解像度の向上による表示能力の違いについては、次回のレビューで同一コンテンツを用いた比較を行なう予定なのでご容赦いただくとして、特筆すべきはバッテリ持続時間の長さだろう。ライトをオンにしても8週間(ただしWi-Fiはオフ)ということで、ライトをオフにすればどの程度まで伸びるのか気になるところだ。
一方、内蔵ストレージの容量が4GBから2GBへと減り、ユーザー使用可能領域に換算すると40%ほどになってしまっているのは減点要因だろう。ただしデータはクラウドに置き、必要なものをダウンロードして読み、終わったら削除するという使い方であれば、大きな支障はないように思える。少なくともAmazonからすると、他社とスペック比較での競争をするつもりはないのではないかと思う(そもそも第4世代の無印Kindleは本製品と同じ2GBだったので、Kindle Touchだけが多かったとも言える)。microSDで容量を増やせないので、自炊で使うユーザーだけは注意した方がいい、というくらいだろうか。
もう1つ、この表には項目がないが、MP3プレーヤー機能とText-to-Speech機能が省かれ、その結果としてイヤフォンジャックとスピーカーが非搭載となったのは大きな変化だ。先日発売されたばかりのソニーPRS-T2も同様に音声関連の機能を省いており、E Ink端末から音声関連の機能を省くのは1つのトレンドという気がしなくもない。Text-to-Speechがあまり用いられない日本国内ではそれほど影響はないようにも思えるが、どうしても必要なユーザーは従来モデルを急いで購入するか、他社製品などの選択肢を検討した方がよい。
●より一般的な操作性に改められたインターフェイス
そのほかインターフェイスまわりについて見ていこう。
ホーム画面の構成は、上部のメニューバーなどは従来のKindle Touchとよく似ているが、最近読んだ書籍が表示される中央エリアや、おすすめ本などが表示される下段については、テキストによるリスト形式だったこれまでのKindleとはうってかわって、サムネイルが並ぶ表示になっている。また、クラウドにある本と端末上にある本とをワンタップで切り替えられる仕組みなど、見せ方をガラリと変えてきているのが面白い。Kindleならではの操作性を重要視するよりも、一般的なルールを優先したといったところだろうか。
上部のツールバーからは、前述のライトの調節のほか、ストアへの移動、検索、オプション画面の呼び出しなどのボタンが並ぶ。

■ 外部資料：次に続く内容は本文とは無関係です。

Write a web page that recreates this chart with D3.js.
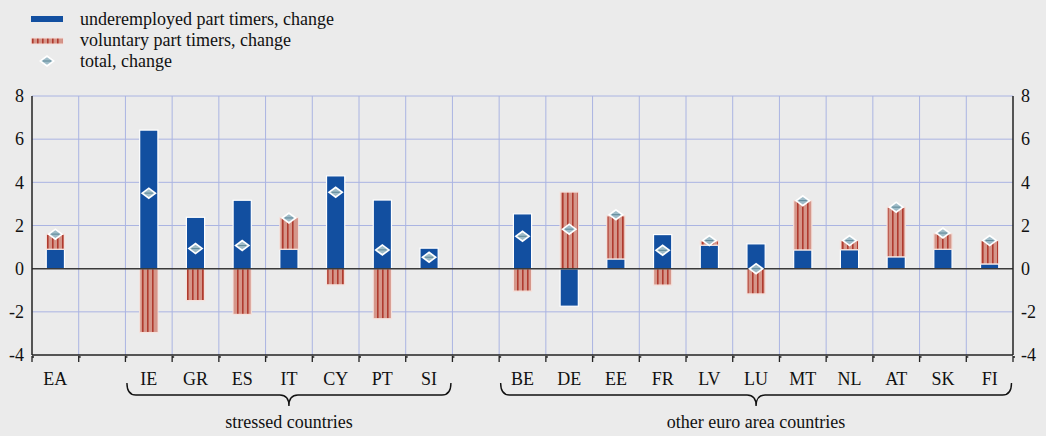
<!DOCTYPE html>
<html>
<head>
<meta charset="utf-8">
<script src="https://cdn.jsdelivr.net/npm/d3@7"></script>
<style>
  html, body { margin: 0; padding: 0; background: #ebebeb; }
  svg { display: block; }
  svg text { font-family: "Liberation Serif", "DejaVu Serif", serif !important; }
</style>
</head>
<body>
<svg id="chart" width="1046" height="436"></svg>
<script>
const categories = ["EA", "", "IE", "GR", "ES", "IT", "CY", "PT", "SI", " ", "BE", "DE", "EE", "FR", "LV", "LU", "MT", "NL", "AT", "SK", "FI"];
const underemployed = [0.9, null, 6.42, 2.38, 3.17, 0.9, 4.3, 3.18, 0.95, null, 2.54, -1.74, 0.45, 1.58, 1.09, 1.15, 0.87, 0.88, 0.55, 0.9, 0.22];
const voluntary = [0.7, null, -2.96, -1.48, -2.12, 1.47, -0.75, -2.32, 0, null, -1.04, 3.55, 2.0, -0.76, 0.2, -1.17, 2.28, 0.42, 2.3, 0.72, 1.08];
const total = [1.6, null, 3.5, 0.93, 1.07, 2.35, 3.54, 0.87, 0.53, null, 1.5, 1.83, 2.5, 0.85, 1.3, 0.0, 3.15, 1.3, 2.85, 1.65, 1.3];
const yTicks = [-4, -2, 0, 2, 4, 6, 8];
const groups = [
  { label: "stressed countries", from: "IE", to: "SI" },
  { label: "other euro area countries", from: "BE", to: "FI" }
];
const legendLabels = ["underemployed part timers, change", "voluntary part timers, change", "total, change"];

(function () {
const BLUE = "#124fa0", SALMON = "#d5968a", STRIPE = "#b03a2e", GRID = "#aab4e2";
const FONT = "Liberation Serif, serif";
const svg = d3.select("#chart");
const pL = 32, pR = 1013, pT = 96, pB = 355;

const x = d3.scaleBand().domain(categories).range([pL, pR]).paddingInner(0).paddingOuter(0);
const y = d3.scaleLinear().domain([-4, 8]).range([pB, pT]);

const defs = svg.append("defs");
const pat = defs.append("pattern").attr("id", "stripes").attr("patternUnits", "userSpaceOnUse")
  .attr("width", 5).attr("height", 10);
pat.append("rect").attr("width", 5).attr("height", 10).attr("fill", SALMON);
pat.append("rect").attr("x", 2).attr("width", 1.6).attr("height", 10).attr("fill", STRIPE);

const g = svg.append("g");
g.selectAll(".hg").data(yTicks.filter(d => d !== 0 && d !== -4)).enter().append("line")
  .attr("x1", pL).attr("x2", pR).attr("y1", d => y(d)).attr("y2", d => y(d))
  .attr("stroke", GRID).attr("stroke-width", 1);
g.selectAll(".vg").data(categories.slice(1)).enter().append("line")
  .attr("x1", d => x(d)).attr("x2", d => x(d)).attr("y1", pT).attr("y2", pB)
  .attr("stroke", GRID).attr("stroke-width", 1);

const bw = x.bandwidth() * 0.39;
const barG = svg.append("g");
categories.forEach((c, i) => {
  const u = underemployed[i], v = voluntary[i];
  if (u === null) return;
  const cx = x(c) + x.bandwidth() / 2;
  barG.append("rect").attr("x", cx - bw / 2).attr("width", bw)
    .attr("y", y(Math.max(0, u))).attr("height", Math.abs(y(u) - y(0)))
    .attr("fill", BLUE).attr("stroke", "#ffffff").attr("stroke-width", 1.2);
  if (v) {
    const base = (Math.sign(v) === Math.sign(u)) ? u : 0;
    const end = base + v;
    barG.append("rect").attr("x", cx - bw / 2).attr("width", bw)
      .attr("y", y(Math.max(base, end))).attr("height", Math.abs(y(end) - y(base)))
      .attr("fill", "url(#stripes)").attr("stroke", "#f5e2dd").attr("stroke-width", 1.2);
  }
});

svg.append("line").attr("x1", pL).attr("x2", pR).attr("y1", y(0)).attr("y2", y(0))
  .attr("stroke", "#3a3a3a").attr("stroke-width", 1.5);

function diamond(sel, cx, cy) {
  sel.append("path").attr("d", `M${cx - 8},${cy} L${cx},${cy - 6} L${cx + 8},${cy} L${cx},${cy + 6} Z`)
    .attr("fill", "#ffffff");
  sel.append("path").attr("d", `M${cx - 5.5},${cy} L${cx},${cy - 3.8} L${cx + 5.5},${cy} L${cx},${cy + 3.8} Z`)
    .attr("fill", "#9fbcc8");
  sel.append("line").attr("x1", cx - 4).attr("x2", cx + 4).attr("y1", cy).attr("y2", cy)
    .attr("stroke", "#5d8797").attr("stroke-width", 1);
}
const mG = svg.append("g");
categories.forEach((c, i) => {
  if (total[i] === null) return;
  diamond(mG, x(c) + x.bandwidth() / 2, y(total[i]));
});

const axisFont = "18px";
const fmt = d => String(d);
const leftAxis = svg.append("g").attr("transform", `translate(${pL},0)`)
  .call(d3.axisLeft(y).tickValues(yTicks).tickSize(0).tickPadding(8).tickFormat(fmt));
const rightAxis = svg.append("g").attr("transform", `translate(${pR},0)`)
  .call(d3.axisRight(y).tickValues(yTicks).tickSize(0).tickPadding(8).tickFormat(fmt));
[leftAxis, rightAxis].forEach(a => {
  a.attr("font-family", FONT).attr("font-size", axisFont);
  a.select(".domain").attr("stroke", "#222").attr("stroke-width", 1.5).attr("d", `M0,${pT}V${pB}`);
  a.selectAll("text").attr("font-size", axisFont).attr("fill", "#111").attr("font-family", FONT);
});

const bottomAxis = svg.append("g").attr("transform", `translate(0,${pB})`)
  .call(d3.axisBottom(x).tickSize(0).tickFormat(""));
bottomAxis.select(".domain").attr("stroke", "#222").attr("stroke-width", 1.5).attr("d", `M${pL},0H${pR}`);
const bounds = categories.map(c => x(c)).concat([pR]);
svg.append("g").selectAll("path").data(bounds).enter().append("path")
  .attr("d", d => `M${d},${pB + 1}V${pB + 7}M${d},${pB + 2}h2`)
  .attr("stroke", "#222").attr("stroke-width", 1.3).attr("fill", "none");
svg.append("g").selectAll("text").data(categories.filter(c => c.trim() !== "")).enter().append("text")
  .attr("x", d => x(d) + x.bandwidth() / 2).attr("y", 385)
  .attr("text-anchor", "middle").attr("font-size", axisFont).attr("font-family", FONT)
  .attr("fill", "#111").text(d => d);

groups.forEach(gr => {
  const x0 = x(gr.from) + 1.5, x1 = x(gr.to) + x.bandwidth() - 1.5;
  const xc = (x0 + x1) / 2;
  const yt = 383, yl = 395, yb = 406;
  const d = `M${x0},${yt} Q${x0},${yl} ${x0 + 9},${yl} L${xc - 9},${yl} Q${xc},${yl} ${xc},${yb} Q${xc},${yl} ${xc + 9},${yl} L${x1 - 9},${yl} Q${x1},${yl} ${x1},${yt}`;
  svg.append("path").attr("d", d).attr("fill", "none").attr("stroke", "#111").attr("stroke-width", 1.4);
  svg.append("text").attr("x", xc).attr("y", 428).attr("text-anchor", "middle")
    .attr("font-size", "18px").attr("font-family", FONT).attr("fill", "#111").text(gr.label);
});

const lg = svg.append("g");
lg.append("rect").attr("x", 31).attr("y", 16).attr("width", 32).attr("height", 6).attr("fill", BLUE);
lg.append("rect").attr("x", 31).attr("y", 38).attr("width", 32).attr("height", 6).attr("fill", "url(#stripes)")
  .attr("stroke", "#f5e2dd").attr("stroke-width", 1);
diamond(lg, 47, 61);
legendLabels.forEach((t, i) => {
  lg.append("text").attr("x", 80).attr("y", 25 + i * 21).attr("font-size", "18px")
    .attr("font-family", FONT).attr("fill", "#111").text(t);
});
})();
</script>
</body>
</html>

面白いのはこのツールバーの左から2番目に配置された「<」のボタンで、1つ前の画面にワンタップで戻ることができる。例えば読んでいる本をうっかり閉じてしまった場合、多くの製品では最後に開いていた本をタップして開くわけだが、このボタンがあればこうした誤操作があっても迷わずに1つ前の状態に戻れる。非常にユーザーフレンドリーな機能だと感じる。
ページめくりは速度、レスポンスともに十分だと感じられるが、いかんせん今回はプリインストールされているユーザーマニュアルでしか試せていないので、縦書きや右綴じ、ルビや禁則処理への対応と併せて、ストア開設後にあらためてチェックしたい。その他のオプションなどについては以下のスクリーンショットでご確認いただきたい。ブラウザ機能は「体験版」とされているものの、実用的なレベルに進化しているのも嬉しいところだ。
●ハードウェアやUIは正常進化、ローカライズもほぼ完璧。ストア登場が待たれる
以上、初期設定時の画面やライト機能を中心に、Kindle Paperwhiteのファーストインプレッションをお届けした。ここまで使った限りでは、ライトのムラは例外として、ハードウェア、そしてインターフェイスも正常進化しているほか、ローカライズもほぼ完璧といっていいレベルに仕上がっている。
とくに日本向けのローカライズについては、従来のKindle Touchが日本語フォント周りでかなり不安があったことを考えると、かなり作り込んできていることがわかる。ストアの品揃えや価格については具体的な発表を待たなくてはいけないが、ハードウェアがお話にならないレベルでせっかくのストアが台無し、ということはまずなさそうだ。
そんなわけで、国内のサービスインに期待が持てる製品に仕上がっている、というのが現時点での評価だ。ストアの使い勝手、購入したコンテンツを用いての読書端末としての評価は、今後のサービスインの動向をみながら追ってお伝えしていきたい。